Groupon offers collective buying B2B discounts

This Groupon isn’t about a cheap haircut or a discount at the local Mexican joint, but rather getting $25,000 worth of IT consulting services for $12,500.

Yes, this particular Groupon marks a new direction for the site by offering B2B discounts rather than the usual consumer discounts.

But do the masses even know what a “BI Best Practices Audit” or a “Cloud Opportunity Map five-day workshop” even is? No, probably not.

But the Ajilitee IT consulting services B2B Groupon heralds a bold move for the site. Instead of the normal business-to-consumer model, the new realm uses the Groupon mailing list to offer B2B goods.

Another notable change is the extended period that the Groupon is available, several weeks rather than several days in most business-to-consumer offerings.

Ajilitee’s Michelle Smyth told Fast Company the offer is “still a relatively short timeframe for IT purchase decisions.” Currently, there are 10 Groupons available with no buyers – yet.

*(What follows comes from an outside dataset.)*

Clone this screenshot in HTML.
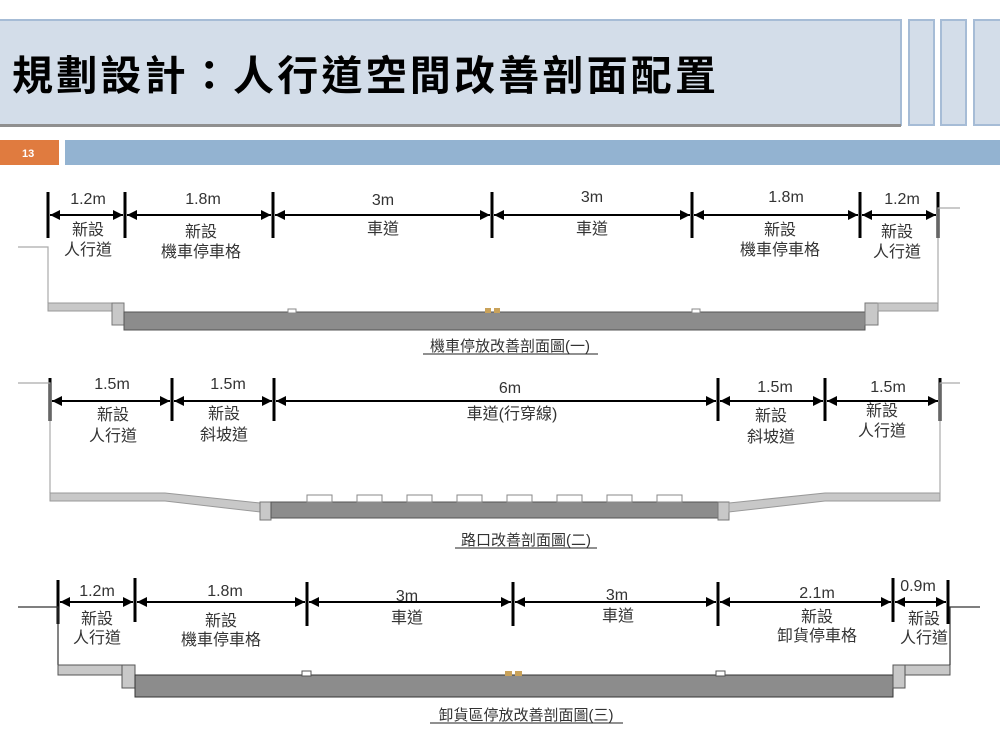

“Even without a single ‘buy’ via Groupon, we would feel successful if one or more organizations called to vet our offerings,” she said

Diann Bilderback of Ajiltee added, “We have seen an awful lot of interest from the media, which is asking the same question we are: whether these kinds of channels can be adapted to a B2B buying cycle. We’ve all seen how things begin in a consumer model, then migrate to a small business model, then eventually reach the enterprise level. We were just testing to see if we could accelerate that process.”

In a wise move, Groupon didn’t send the deal out to its normal mailing list. Instead, Groupon sent the offering out using Groupon Stores, a new feature where businesses can run deals whenever they want, wherever they want via Groupon.

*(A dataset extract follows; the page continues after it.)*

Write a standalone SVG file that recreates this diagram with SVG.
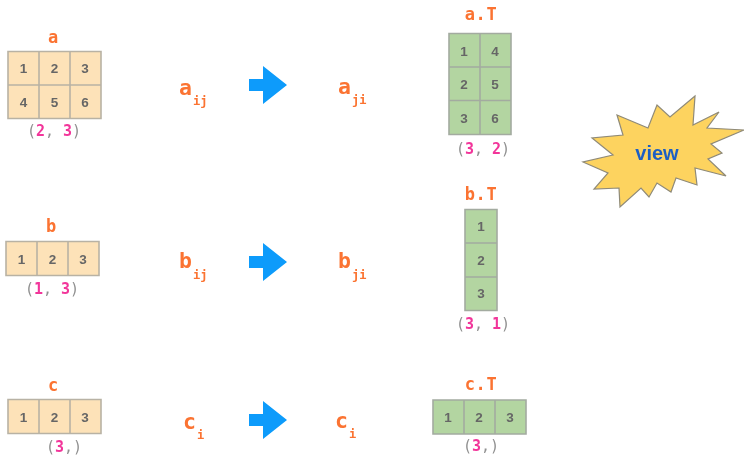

Groupon Stores and B2B access means new exposure for smaller businesses on the well-known Groupon site. Time will only tell if using Groupons in the B2B world will actually pick up, and if any of the parties involved can make any money off the deal.

Although most companies offer such collasal discounts they don’t end up making much money off the Groupon itself, many argue that it’s ideal to expose a small brand to a large audience who may continue to use the store in the future.